[Listed entries]
◇ ◇ ◇ ◇ ◇
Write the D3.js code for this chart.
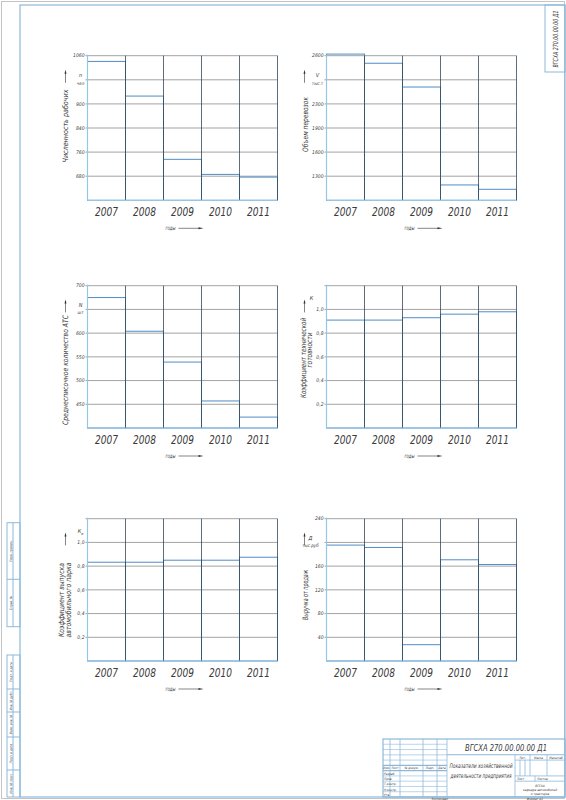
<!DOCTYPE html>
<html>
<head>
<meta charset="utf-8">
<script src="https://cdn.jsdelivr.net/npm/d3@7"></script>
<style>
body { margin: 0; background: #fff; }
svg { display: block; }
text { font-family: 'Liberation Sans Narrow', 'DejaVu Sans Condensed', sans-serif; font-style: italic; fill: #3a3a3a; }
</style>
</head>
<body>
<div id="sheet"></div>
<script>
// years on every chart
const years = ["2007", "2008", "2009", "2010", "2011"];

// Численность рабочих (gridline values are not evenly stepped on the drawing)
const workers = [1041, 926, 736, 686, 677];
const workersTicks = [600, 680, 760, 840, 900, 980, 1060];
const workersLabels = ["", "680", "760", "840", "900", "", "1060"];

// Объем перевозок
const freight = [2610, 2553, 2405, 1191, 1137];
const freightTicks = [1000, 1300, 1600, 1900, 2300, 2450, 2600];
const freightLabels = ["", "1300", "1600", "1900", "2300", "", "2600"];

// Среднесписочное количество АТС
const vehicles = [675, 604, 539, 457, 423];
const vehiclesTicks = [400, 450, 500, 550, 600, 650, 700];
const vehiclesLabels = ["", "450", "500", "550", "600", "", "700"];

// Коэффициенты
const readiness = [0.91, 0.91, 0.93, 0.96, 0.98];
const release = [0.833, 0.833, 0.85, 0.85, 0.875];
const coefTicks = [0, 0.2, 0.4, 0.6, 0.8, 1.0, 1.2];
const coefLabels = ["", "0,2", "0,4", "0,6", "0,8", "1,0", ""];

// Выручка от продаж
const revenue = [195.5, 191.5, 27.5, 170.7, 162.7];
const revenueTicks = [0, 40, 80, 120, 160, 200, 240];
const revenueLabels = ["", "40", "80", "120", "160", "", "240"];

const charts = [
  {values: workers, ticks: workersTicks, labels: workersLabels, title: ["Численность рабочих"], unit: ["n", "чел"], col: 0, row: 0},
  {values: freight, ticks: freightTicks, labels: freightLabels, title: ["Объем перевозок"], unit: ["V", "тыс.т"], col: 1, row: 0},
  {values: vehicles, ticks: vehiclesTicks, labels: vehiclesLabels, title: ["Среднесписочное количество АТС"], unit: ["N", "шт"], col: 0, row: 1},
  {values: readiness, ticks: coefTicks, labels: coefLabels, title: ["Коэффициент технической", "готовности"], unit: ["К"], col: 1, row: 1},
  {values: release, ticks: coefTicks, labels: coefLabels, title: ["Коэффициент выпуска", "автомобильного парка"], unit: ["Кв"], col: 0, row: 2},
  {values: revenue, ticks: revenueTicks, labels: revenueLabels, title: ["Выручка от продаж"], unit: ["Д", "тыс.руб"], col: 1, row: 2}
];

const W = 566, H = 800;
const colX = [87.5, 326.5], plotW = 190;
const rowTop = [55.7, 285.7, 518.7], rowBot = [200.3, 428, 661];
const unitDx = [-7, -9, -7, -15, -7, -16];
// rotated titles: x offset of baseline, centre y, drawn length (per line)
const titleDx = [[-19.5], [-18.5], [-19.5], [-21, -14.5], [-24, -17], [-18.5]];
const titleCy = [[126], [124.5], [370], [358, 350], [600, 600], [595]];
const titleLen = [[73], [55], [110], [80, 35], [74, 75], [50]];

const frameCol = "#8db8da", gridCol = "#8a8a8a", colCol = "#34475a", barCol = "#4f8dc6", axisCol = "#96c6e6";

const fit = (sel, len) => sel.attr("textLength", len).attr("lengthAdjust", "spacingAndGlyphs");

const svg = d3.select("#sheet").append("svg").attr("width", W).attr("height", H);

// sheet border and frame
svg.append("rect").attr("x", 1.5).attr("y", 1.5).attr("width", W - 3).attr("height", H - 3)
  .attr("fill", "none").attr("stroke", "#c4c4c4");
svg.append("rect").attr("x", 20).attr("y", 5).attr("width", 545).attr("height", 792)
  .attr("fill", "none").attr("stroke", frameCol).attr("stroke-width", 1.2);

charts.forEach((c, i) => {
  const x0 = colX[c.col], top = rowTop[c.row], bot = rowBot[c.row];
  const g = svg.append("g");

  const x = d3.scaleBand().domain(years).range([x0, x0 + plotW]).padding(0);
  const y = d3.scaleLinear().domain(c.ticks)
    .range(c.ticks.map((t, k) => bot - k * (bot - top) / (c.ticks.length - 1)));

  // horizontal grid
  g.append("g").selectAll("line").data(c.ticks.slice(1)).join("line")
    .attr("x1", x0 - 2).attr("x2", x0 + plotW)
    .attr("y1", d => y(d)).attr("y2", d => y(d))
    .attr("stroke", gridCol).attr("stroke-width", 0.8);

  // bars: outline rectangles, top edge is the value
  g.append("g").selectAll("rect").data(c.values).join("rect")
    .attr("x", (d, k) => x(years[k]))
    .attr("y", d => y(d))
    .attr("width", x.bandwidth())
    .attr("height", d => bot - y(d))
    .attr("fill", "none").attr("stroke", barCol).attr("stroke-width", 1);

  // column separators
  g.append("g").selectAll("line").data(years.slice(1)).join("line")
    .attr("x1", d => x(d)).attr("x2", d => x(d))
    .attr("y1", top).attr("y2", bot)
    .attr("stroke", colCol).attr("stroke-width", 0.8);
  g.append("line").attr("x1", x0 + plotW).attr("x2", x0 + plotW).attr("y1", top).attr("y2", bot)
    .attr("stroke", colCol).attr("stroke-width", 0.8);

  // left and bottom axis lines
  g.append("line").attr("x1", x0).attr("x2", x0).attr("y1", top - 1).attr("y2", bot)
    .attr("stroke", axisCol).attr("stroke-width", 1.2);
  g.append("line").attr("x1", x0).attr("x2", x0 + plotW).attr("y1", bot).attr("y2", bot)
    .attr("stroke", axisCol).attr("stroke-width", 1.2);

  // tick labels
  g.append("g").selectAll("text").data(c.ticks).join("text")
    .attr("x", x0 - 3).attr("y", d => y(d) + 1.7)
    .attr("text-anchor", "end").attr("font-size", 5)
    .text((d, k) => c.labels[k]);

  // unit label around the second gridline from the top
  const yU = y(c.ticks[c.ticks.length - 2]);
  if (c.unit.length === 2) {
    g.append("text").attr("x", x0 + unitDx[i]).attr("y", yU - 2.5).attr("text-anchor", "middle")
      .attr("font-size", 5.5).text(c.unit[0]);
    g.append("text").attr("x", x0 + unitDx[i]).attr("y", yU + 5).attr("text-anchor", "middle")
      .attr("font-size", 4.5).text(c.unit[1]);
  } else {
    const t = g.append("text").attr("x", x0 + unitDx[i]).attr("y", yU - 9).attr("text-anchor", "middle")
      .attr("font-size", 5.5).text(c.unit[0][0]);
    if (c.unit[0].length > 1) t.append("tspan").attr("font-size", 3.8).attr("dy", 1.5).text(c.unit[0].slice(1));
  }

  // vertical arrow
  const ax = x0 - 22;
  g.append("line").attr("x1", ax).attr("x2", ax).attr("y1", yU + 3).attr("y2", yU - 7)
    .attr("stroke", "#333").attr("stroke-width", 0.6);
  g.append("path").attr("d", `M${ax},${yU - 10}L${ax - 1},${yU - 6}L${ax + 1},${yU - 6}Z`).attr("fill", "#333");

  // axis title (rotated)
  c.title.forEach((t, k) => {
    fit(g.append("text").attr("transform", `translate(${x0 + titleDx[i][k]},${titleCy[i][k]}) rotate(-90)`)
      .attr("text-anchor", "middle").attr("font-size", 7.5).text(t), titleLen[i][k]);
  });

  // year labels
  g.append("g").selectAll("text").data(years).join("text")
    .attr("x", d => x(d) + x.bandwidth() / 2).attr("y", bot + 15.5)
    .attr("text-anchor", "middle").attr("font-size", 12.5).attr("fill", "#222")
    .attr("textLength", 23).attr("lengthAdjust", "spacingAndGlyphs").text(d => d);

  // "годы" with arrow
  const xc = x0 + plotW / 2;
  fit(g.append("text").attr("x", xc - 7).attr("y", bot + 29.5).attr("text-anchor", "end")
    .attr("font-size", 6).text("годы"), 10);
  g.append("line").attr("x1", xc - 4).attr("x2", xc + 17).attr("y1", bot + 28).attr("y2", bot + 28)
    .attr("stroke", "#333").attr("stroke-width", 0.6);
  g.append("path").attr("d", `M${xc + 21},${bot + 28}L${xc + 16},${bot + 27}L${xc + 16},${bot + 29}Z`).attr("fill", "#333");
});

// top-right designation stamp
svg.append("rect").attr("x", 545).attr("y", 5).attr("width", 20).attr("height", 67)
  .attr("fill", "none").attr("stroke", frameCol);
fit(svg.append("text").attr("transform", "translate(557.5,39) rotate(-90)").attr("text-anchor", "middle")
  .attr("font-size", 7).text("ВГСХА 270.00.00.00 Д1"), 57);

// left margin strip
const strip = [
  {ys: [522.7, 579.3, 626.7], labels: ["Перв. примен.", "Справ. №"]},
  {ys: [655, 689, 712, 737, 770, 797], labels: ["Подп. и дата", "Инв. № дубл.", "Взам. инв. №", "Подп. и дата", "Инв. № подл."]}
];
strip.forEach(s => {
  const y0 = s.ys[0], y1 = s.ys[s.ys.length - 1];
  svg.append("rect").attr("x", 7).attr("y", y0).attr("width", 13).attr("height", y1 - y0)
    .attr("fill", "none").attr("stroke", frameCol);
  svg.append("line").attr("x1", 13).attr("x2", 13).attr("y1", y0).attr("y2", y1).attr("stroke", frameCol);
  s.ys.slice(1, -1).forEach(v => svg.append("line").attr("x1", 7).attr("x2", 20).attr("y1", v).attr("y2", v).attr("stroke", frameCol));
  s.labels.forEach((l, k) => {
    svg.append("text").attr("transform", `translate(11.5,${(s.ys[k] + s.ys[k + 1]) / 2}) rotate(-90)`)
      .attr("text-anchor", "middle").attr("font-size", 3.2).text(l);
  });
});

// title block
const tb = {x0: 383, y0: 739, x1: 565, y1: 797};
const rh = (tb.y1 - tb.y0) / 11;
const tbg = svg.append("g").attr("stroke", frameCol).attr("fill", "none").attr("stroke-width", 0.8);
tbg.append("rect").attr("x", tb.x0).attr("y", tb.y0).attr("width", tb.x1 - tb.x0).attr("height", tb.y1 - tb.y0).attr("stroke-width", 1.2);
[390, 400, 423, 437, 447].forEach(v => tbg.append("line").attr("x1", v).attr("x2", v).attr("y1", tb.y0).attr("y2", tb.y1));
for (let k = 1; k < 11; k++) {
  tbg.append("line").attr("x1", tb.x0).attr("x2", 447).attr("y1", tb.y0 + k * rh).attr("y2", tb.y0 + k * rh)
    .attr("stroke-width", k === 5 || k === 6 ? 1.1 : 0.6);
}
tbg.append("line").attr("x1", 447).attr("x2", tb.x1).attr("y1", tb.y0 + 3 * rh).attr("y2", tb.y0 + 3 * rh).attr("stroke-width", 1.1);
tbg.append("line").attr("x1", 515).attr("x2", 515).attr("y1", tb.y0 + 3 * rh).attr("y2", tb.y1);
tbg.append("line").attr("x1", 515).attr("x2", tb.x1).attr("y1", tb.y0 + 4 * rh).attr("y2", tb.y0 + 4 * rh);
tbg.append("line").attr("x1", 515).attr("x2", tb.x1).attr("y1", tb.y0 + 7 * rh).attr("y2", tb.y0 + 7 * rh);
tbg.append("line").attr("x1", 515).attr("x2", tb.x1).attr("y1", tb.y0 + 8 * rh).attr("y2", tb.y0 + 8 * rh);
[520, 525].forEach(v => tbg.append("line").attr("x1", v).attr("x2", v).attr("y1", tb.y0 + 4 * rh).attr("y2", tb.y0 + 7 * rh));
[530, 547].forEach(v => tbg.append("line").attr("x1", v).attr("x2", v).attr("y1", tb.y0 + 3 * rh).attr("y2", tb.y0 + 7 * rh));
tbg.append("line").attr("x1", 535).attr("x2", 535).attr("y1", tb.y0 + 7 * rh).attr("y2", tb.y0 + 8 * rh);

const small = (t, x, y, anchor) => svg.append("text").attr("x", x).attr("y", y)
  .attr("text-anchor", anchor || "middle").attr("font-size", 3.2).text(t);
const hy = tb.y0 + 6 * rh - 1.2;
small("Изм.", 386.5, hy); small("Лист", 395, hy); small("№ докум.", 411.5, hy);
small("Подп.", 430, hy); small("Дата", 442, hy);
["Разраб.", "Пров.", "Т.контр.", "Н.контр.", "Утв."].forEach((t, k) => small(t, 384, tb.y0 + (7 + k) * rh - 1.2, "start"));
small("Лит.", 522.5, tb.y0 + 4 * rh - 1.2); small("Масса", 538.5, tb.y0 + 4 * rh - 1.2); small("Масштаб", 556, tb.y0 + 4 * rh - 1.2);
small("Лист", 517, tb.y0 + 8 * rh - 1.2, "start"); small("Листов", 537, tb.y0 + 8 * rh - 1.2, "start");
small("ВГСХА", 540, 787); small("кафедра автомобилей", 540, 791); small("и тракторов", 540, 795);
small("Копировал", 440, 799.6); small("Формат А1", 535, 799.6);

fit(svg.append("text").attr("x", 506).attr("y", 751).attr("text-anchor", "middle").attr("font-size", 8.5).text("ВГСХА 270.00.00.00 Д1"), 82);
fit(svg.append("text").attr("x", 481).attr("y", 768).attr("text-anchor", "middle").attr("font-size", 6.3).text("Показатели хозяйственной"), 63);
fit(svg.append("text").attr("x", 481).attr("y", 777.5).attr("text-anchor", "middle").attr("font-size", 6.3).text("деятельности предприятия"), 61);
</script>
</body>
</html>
◇ ◇ ◇ ◇ ◇
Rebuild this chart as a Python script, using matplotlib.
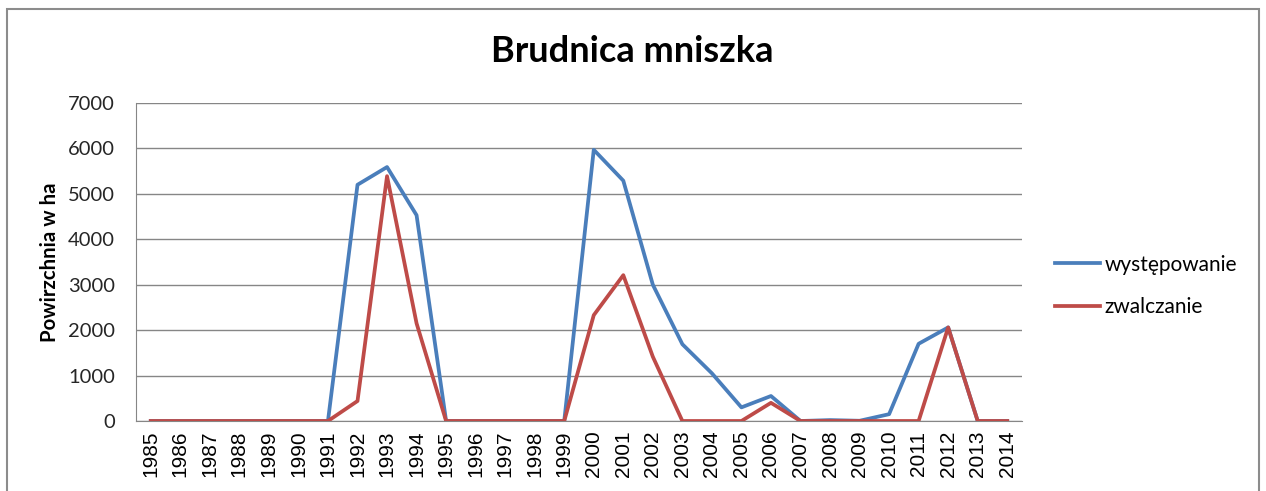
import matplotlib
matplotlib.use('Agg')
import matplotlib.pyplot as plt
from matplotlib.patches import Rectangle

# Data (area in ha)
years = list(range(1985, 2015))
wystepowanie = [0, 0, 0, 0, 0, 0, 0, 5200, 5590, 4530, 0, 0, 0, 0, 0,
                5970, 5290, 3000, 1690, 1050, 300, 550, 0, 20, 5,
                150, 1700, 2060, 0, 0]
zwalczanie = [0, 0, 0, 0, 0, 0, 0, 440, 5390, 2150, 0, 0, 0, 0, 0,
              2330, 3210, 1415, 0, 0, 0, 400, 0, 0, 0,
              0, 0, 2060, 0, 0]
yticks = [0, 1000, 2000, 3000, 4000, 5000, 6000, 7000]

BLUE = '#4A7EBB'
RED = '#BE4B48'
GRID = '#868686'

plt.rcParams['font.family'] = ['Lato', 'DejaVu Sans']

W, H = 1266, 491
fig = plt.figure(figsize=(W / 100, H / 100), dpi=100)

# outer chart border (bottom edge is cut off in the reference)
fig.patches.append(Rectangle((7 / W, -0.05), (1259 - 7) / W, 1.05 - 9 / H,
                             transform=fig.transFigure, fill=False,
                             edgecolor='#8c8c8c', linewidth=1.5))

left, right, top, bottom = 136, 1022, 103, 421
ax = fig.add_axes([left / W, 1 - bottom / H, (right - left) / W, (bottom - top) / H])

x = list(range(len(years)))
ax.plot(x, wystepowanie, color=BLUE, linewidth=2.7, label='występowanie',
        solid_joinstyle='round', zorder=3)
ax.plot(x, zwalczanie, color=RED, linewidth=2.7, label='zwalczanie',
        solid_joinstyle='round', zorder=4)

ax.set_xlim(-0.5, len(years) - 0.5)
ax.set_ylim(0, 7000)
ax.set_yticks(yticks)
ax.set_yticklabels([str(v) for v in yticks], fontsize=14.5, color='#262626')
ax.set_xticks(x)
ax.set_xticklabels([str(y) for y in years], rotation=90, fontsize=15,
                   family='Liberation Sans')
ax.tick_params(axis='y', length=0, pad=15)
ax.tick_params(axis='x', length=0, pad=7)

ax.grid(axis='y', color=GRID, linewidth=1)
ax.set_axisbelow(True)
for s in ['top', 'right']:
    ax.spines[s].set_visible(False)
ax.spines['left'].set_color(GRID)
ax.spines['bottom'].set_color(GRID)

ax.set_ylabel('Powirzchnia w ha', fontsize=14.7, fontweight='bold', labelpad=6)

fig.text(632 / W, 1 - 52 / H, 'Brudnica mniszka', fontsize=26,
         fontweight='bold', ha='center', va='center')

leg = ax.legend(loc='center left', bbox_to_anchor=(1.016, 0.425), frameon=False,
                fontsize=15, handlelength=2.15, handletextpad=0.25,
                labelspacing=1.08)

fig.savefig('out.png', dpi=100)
◇ ◇ ◇ ◇ ◇
[Set task] Leaving out the pictures, extract the stretch from the line holding "Rebuild this chart" through the line holding "yticks = [0, 1000, 2000, 3000, 4000, 5000, 6000, 7000]", word for word.

[Expected answer]
Rebuild this chart as a Python script, using matplotlib.
import matplotlib
matplotlib.use('Agg')
import matplotlib.pyplot as plt
from matplotlib.patches import Rectangle

# Data (area in ha)
years = list(range(1985, 2015))
wystepowanie = [0, 0, 0, 0, 0, 0, 0, 5200, 5590, 4530, 0, 0, 0, 0, 0,
                5970, 5290, 3000, 1690, 1050, 300, 550, 0, 20, 5,
                150, 1700, 2060, 0, 0]
zwalczanie = [0, 0, 0, 0, 0, 0, 0, 440, 5390, 2150, 0, 0, 0, 0, 0,
              2330, 3210, 1415, 0, 0, 0, 400, 0, 0, 0,
              0, 0, 2060, 0, 0]
yticks = [0, 1000, 2000, 3000, 4000, 5000, 6000, 7000]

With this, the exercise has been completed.